Antoine Waechter : C'est d'autant plus vrai que les quelques textes théoriques publiés en France ont généralement été traduits de l'américain ou, un peu moins souvent, de l'allemand. Ce fait s'explique par l'histoire particulière des écologistes dans notre pays. Dès sa naissance, l'écologie politique française s'est toujours davantage impliquée sur le terrain et a prêté plus d'attention aux dossiers concrets qu'à l'élaboration de concepts généraux. Cela ne veut évidemment pas dire qu'il en sera toujours ainsi.

Krisis : Dans une société qui, en surface tout au moins, paraît aujourd'hui éminemment "consensuelle", quel peut être l'avenir d'une attitude de refus du primat du productivisme et de l'économisme, avec ses corrélats que sont l'individualisme, le rationalisme, l'idéologie de la croissance et le culte de la marchandise? Peut-on sortir d'une logique où les moyens d'existence oblitèrent les raisons de vivre ?

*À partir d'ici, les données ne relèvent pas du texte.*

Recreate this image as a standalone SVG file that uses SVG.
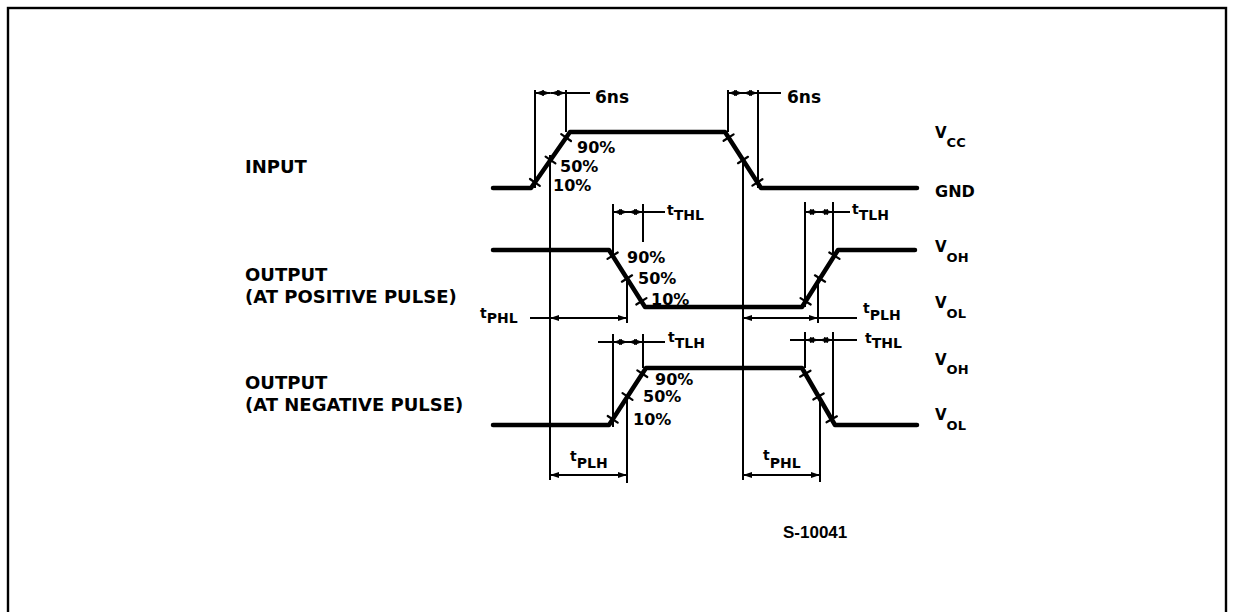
<svg xmlns="http://www.w3.org/2000/svg" width="1234" height="612" viewBox="0 0 1234 612">
<style>
.bg{fill:#fff}
.frame{fill:none;stroke:#000;stroke-width:2.4}
.wave{fill:none;stroke:#000;stroke-width:4.5;stroke-linejoin:round;stroke-linecap:round}
.tick{stroke:#000;stroke-width:2.2;stroke-linecap:round}
.ext{stroke:#000;stroke-width:2}
.dim{stroke:#000;stroke-width:2;fill:none}
.dima{stroke:#000;stroke-width:2;fill:none;marker-start:url(#arr);marker-end:url(#arr)}
text{font-family:"DejaVu Sans",Verdana,sans-serif;font-weight:bold;fill:#000}
.lab{font-size:18px}
.pct{font-size:16px}
.ns{font-size:17px}
.t{font-size:14px}
.sub{font-size:14px}
.v{font-size:15px}
.vs{font-size:13px}
.id{font-family:"Liberation Sans",Arial,sans-serif;font-size:17px}
</style>
<defs>
<marker id="arr" viewBox="0 0 9 6" refX="9" refY="3" markerWidth="9" markerHeight="6" markerUnits="userSpaceOnUse" orient="auto-start-reverse">
<path d="M0,0 L9,3 L0,6 z" fill="#000"/>
</marker>
</defs>
<rect class="bg" x="0" y="0" width="1234" height="612"/>
<rect class="frame" x="8" y="8" width="1218" height="640"/>

<g id="labels-left">
<text class="lab" x="245" y="173">INPUT</text>
<text class="lab" x="245" y="281">OUTPUT</text>
<text class="lab" x="245" y="303">(AT POSITIVE PULSE)</text>
<text class="lab" x="245" y="389">OUTPUT</text>
<text class="lab" x="245" y="411">(AT NEGATIVE PULSE)</text>
</g>

<g id="input">
<polyline class="wave" points="493,188 531,188 570,132 725,132 761,188 917,188"/>
<line class="tick" x1="530" y1="179" x2="539.8" y2="185.8"/>
<line class="tick" x1="545.6" y1="156.6" x2="555.4" y2="163.4"/>
<line class="tick" x1="561.2" y1="134.2" x2="571" y2="141"/>
<line class="tick" x1="723.6" y1="140.8" x2="733.6" y2="134.4"/>
<line class="tick" x1="738" y1="163.2" x2="748" y2="156.8"/>
<line class="tick" x1="752.4" y1="185.6" x2="762.4" y2="179.2"/>
<text class="pct" x="577" y="153">90%</text>
<text class="pct" x="560" y="172">50%</text>
<text class="pct" x="553" y="191">10%</text>
</g>

<g id="output-positive">
<polyline class="wave" points="493,250 609,250 645,307 802,307 838,250 915,250"/>
<line class="tick" x1="607.5" y1="258.9" x2="617.7" y2="252.5"/>
<line class="tick" x1="621.9" y1="281.7" x2="632.1" y2="275.3"/>
<line class="tick" x1="636.3" y1="304.5" x2="646.5" y2="298.1"/>
<line class="tick" x1="800.5" y1="298.1" x2="810.7" y2="304.5"/>
<line class="tick" x1="814.9" y1="275.3" x2="825.1" y2="281.7"/>
<line class="tick" x1="829.3" y1="252.5" x2="839.5" y2="258.9"/>
<text class="pct" x="627" y="263">90%</text>
<text class="pct" x="638" y="284">50%</text>
<text class="pct" x="651" y="305">10%</text>
</g>

<g id="output-negative">
<polyline class="wave" points="493,425 609,425 646,368 802,368 835,425 917,425"/>
<line class="tick" x1="607.7" y1="416" x2="617.7" y2="422.6"/>
<line class="tick" x1="622.5" y1="393.2" x2="632.5" y2="399.8"/>
<line class="tick" x1="637.3" y1="370.4" x2="647.3" y2="377"/>
<line class="tick" x1="800.1" y1="376.7" x2="810.5" y2="370.7"/>
<line class="tick" x1="813.3" y1="399.5" x2="823.7" y2="393.5"/>
<line class="tick" x1="826.5" y1="422.3" x2="836.9" y2="416.3"/>
<text class="pct" x="655" y="385">90%</text>
<text class="pct" x="643" y="402">50%</text>
<text class="pct" x="633" y="425">10%</text>
</g>

<g id="labels-right">
<text x="935" y="138"><tspan class="v">V</tspan><tspan class="vs" dy="9">CC</tspan></text>
<text class="v" x="935" y="197" style="font-size:16px">GND</text>
<text x="935" y="252"><tspan class="v">V</tspan><tspan class="vs" dy="10">OH</tspan></text>
<text x="935" y="308"><tspan class="v">V</tspan><tspan class="vs" dy="10">OL</tspan></text>
<text x="935" y="365"><tspan class="v">V</tspan><tspan class="vs" dy="9">OH</tspan></text>
<text x="935" y="420"><tspan class="v">V</tspan><tspan class="vs" dy="10">OL</tspan></text>
</g>

<g id="connectors">
<line class="ext" x1="535" y1="90" x2="535" y2="188"/>
<line class="ext" x1="566" y1="90" x2="566" y2="132"/>
<line class="ext" x1="550" y1="155" x2="550" y2="480"/>
<line class="ext" x1="728" y1="90" x2="728" y2="132"/>
<line class="ext" x1="758" y1="90" x2="758" y2="188"/>
<line class="ext" x1="743" y1="160" x2="743" y2="480"/>
<line class="ext" x1="613" y1="204" x2="613" y2="256"/>
<line class="ext" x1="643" y1="204" x2="643" y2="242"/>
<line class="ext" x1="627" y1="278" x2="627" y2="323"/>
<line class="ext" x1="805" y1="202" x2="805" y2="307"/>
<line class="ext" x1="833" y1="202" x2="833" y2="256"/>
<line class="ext" x1="818" y1="278" x2="818" y2="323"/>
<line class="ext" x1="613" y1="334" x2="613" y2="427"/>
<line class="ext" x1="643" y1="334" x2="643" y2="368"/>
<line class="ext" x1="627" y1="395" x2="627" y2="483"/>
<line class="ext" x1="805" y1="332" x2="805" y2="368"/>
<line class="ext" x1="833" y1="332" x2="833" y2="420"/>
<line class="ext" x1="820" y1="397" x2="820" y2="482"/>

<line class="dima" x1="550.5" y1="93" x2="535" y2="93"/>
<line class="dima" x1="550.5" y1="93" x2="566" y2="93"/>
<line class="dim" x1="566" y1="93" x2="590" y2="93"/>
<line class="dima" x1="743" y1="93" x2="728" y2="93"/>
<line class="dima" x1="743" y1="93" x2="758" y2="93"/>
<line class="dim" x1="758" y1="93" x2="781" y2="93"/>

<line class="dima" x1="628" y1="212" x2="613" y2="212"/>
<line class="dima" x1="628" y1="212" x2="643" y2="212"/>
<line class="dim" x1="643" y1="212" x2="665" y2="212"/>
<line class="dima" x1="550" y1="318" x2="627" y2="318"/>
<line class="dim" x1="530" y1="318" x2="550" y2="318"/>
<line class="dima" x1="819" y1="212" x2="805" y2="212"/>
<line class="dima" x1="819" y1="212" x2="833" y2="212"/>
<line class="dim" x1="833" y1="212" x2="850" y2="212"/>
<line class="dima" x1="743" y1="318" x2="818" y2="318"/>
<line class="dim" x1="818" y1="318" x2="857" y2="318"/>

<line class="dima" x1="628" y1="342" x2="613" y2="342"/>
<line class="dima" x1="628" y1="342" x2="643" y2="342"/>
<line class="dim" x1="598" y1="342" x2="613" y2="342"/>
<line class="dim" x1="643" y1="342" x2="665" y2="342"/>
<line class="dima" x1="819" y1="340" x2="805" y2="340"/>
<line class="dima" x1="819" y1="340" x2="833" y2="340"/>
<line class="dim" x1="790" y1="340" x2="805" y2="340"/>
<line class="dim" x1="833" y1="340" x2="857" y2="340"/>

<line class="dima" x1="550" y1="475" x2="627" y2="475"/>
<line class="dima" x1="743" y1="475" x2="820" y2="475"/>
</g>

<g id="dimension-labels">
<text class="ns" x="595" y="103">6ns</text>
<text class="ns" x="787" y="103">6ns</text>
<text x="667" y="215"><tspan class="t">t</tspan><tspan class="sub" dy="5">THL</tspan></text>
<text x="480" y="318"><tspan class="t">t</tspan><tspan class="sub" dy="5">PHL</tspan></text>
<text x="852" y="214"><tspan class="t">t</tspan><tspan class="sub" dy="6">TLH</tspan></text>
<text x="863" y="313"><tspan class="t">t</tspan><tspan class="sub" dy="7">PLH</tspan></text>
<text x="668" y="342"><tspan class="t">t</tspan><tspan class="sub" dy="6">TLH</tspan></text>
<text x="865" y="343"><tspan class="t">t</tspan><tspan class="sub" dy="5">THL</tspan></text>
<text x="570" y="461"><tspan class="t">t</tspan><tspan class="sub" dy="7">PLH</tspan></text>
<text x="763" y="460"><tspan class="t">t</tspan><tspan class="sub" dy="8">PHL</tspan></text>
</g>

<text class="id" x="783" y="538">S-10041</text>
</svg>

Antoine Waechter : C'est la question du sens de l'existence qui est posé. Beaucoup de nos contemporains, refusent d'en traiter, sans doute parce que cette intégration ouvre devant eux des abîmes. De plus, les réponses varient selon le niveau culturel de chacun Il y a cependant des indices qui ne trompent pas, et j'en ai déjà énuméré quelques-uns. Un autre fait significatif, révélé par des études récentes, est qu'une majorité de Français sont désormais prêts à abandonner une partie de leur pouvoir d'achat pour avoir plus de temps libre et pour vivre mieux. Cela signifie que le "Mieux" n'est plus automatiquement identifié au "toujours plus". Pour ma part, je suis convaincu que, le niveau général de formation augmentant, les gens vont de plus en plus chercher à donner à leur existence quotidienne une dimension culturelle, sociale, spirituelle, sensible, affective, et pas seulement matérielle. L'émergence d'une citoyenneté plus active et la renaissance d'un véritable esprit communautaire sont l'aboutissent logique de cette évolution au terme de laquelle le cycle métro-boulot-dodo ne sera plus qu'un mauvais souvenir. La demande est dès à présent très forte. Mais il reste à traduire ces désirs de manière concrète. C'est-à-dire investir le sens de l'existence dans l'existence elle-même.